Reflections on the Assumption of the Blessed Virgin Mary

As Orthodox we are often asked about our devotion to the Mother of God.  Most protestants think we are extreme in our observance of her feasts and her life, and in our desires for her prayers.

Think for a moment, if you will, about the importance of the Apostles in the early days of the Church.  They went out as we say “into all lands” carrying the Gospel of the Kingdom of Jesus Christ into sometimes very dangerous realms.  We speak of them as the Apostles to various areas:

Simon Peter –crucified

Andrew the First-called – brother of Peter; crucified

James (son of Zebedee) – also called “the Great”; beheaded

Philip – crucified

Bartholomew – also called Nathaniel; crucified, flayed and beheaded

Thomas – pierced with five spears

Matthew – also called Levi, burned alive

James (son of Alphaeus) – crucified

Jude – also called Lebbaeus, surnamed Thaddeus, brother of James the brother of God; crucified

Simon the Zealot – also called “the Canaanite”; crucified

Matthias – replaced Judas Iscariot; stoned and beheaded

John the Theologian – brother of James; reposed in a miraculous manner

It would seem rather thankless work, but not to those who responded to their preaching.  For them, they were, in one sense, the means of salvation.  Through them, they met and came to Jesus Christ.

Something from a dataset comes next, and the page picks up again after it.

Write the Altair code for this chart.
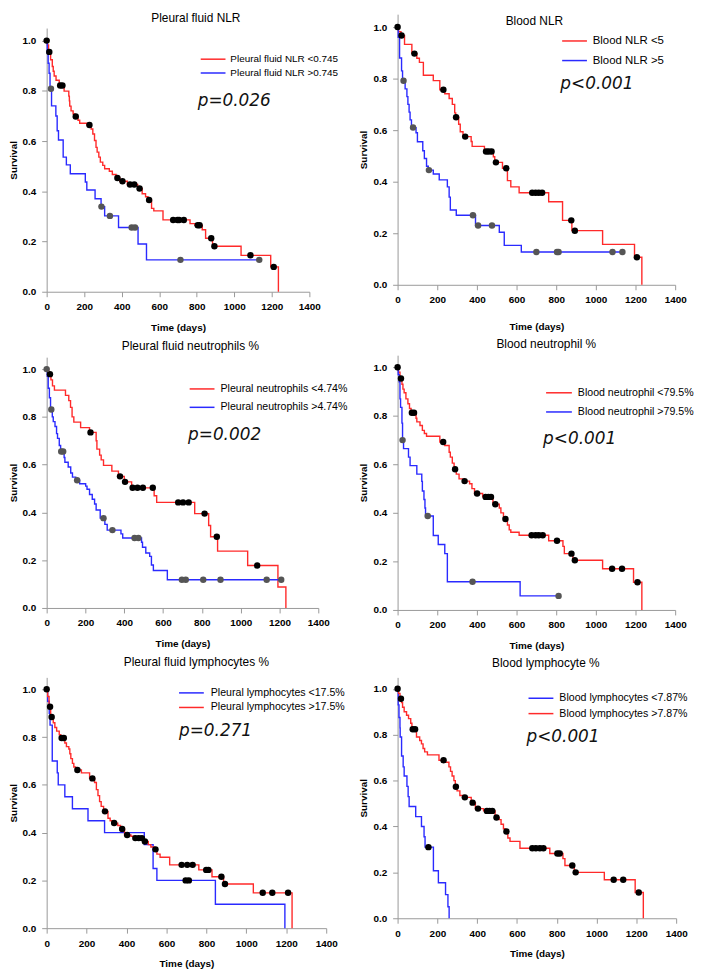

Mary, the blessed Virgin and God-bearer, is the means to salvation for all of them.  Through her, the Apostles and everyone who would follow them, including us, met Jesus, for it was she who brought Him into this world.

Today we commemorate her Assumption into heaven.  Why should Enoch and Elijah be taken up bodily from this earth, and not the Mother of God?  She had prayed that her Son might deliver her in death as in life, and the icon of the feast reveals to us that the Lord fulfilled her prayer, and in the hour of her death came Himself from heaven with a multitude of angels to receive her soul.  

On the third day, they opened the tomb to venerate her relics, but did not find the body in the tomb.  The Mother of God later appeared to them as they sat to eat, shining with a heavenly light, and informed them that her Son had glorified her body also, and she, resurrected, stood before His throne.  The apostles greeted her with great joy, and from that time the Church began to venerate her as not only the Mother of God, but as their heavenly helper, as a Protector of Christians and intercessor for the whole human race.

In the West the feast is called the Assumption, for both Western Catholics and Orthodox believe that Mary was assumed bodily into heaven. There is, of course, no mention of this in the New Testament (in fact there is very little mention of the Mother of God anywhere in the New Testament).   

The information comes from other sources.  We believe it, however, because it is the witness and the Apostolic tradition of the Church. 

We believe that Mary, chosen to be the God-bearer, was assumed, without corruption, into heaven, and received her resurrection body.  Indeed we believe that she has been deified – been made like God.  

As followers of Jesus Christ, we are instructed that we may all be deified, achieving the likeness as well as the image of God, and receiving Resurrection bodies. The Mother of God is therefore our example of what is possible to humanity through the salvation wrought by Christ.  

In another sense, the Assumption is the fulfillment before the eyes of the Apostles of Jesus’ prophecy in John’s Gospel that He is the Resurrection and the Life: “He that believeth in me, though he were dead, yet shall he live: and whosoever liveth and believeth in me shall never die.”  Though, as Orthodox Christians we believe that Mary reposed before her resurrection, it was, as the word Dormition means, merely a falling asleep to this life and a rising to the life of the Age to come.

So shall it be for each of those who are in Christ as His faithful disciples. In this too, the Blessed Virgin stands as our example and forerunner, though for most of us, there will likely be a longer time of rest between our repose and our Resurrection.

She, above all the Saints, shows us that victory over temptation is possible; that true holiness can be attained in this life, by the grace of God and by our faithful efforts.

Her greatness is that of the human creature who has so joined herself to the divine grace as to be considered not only blessed and full of grace, but “more honorable than the Cherubim, and beyond compare more glorious than the Seraphim, thou who without stain bearest God the Word, and art truly Theotokos, we magnify thee.”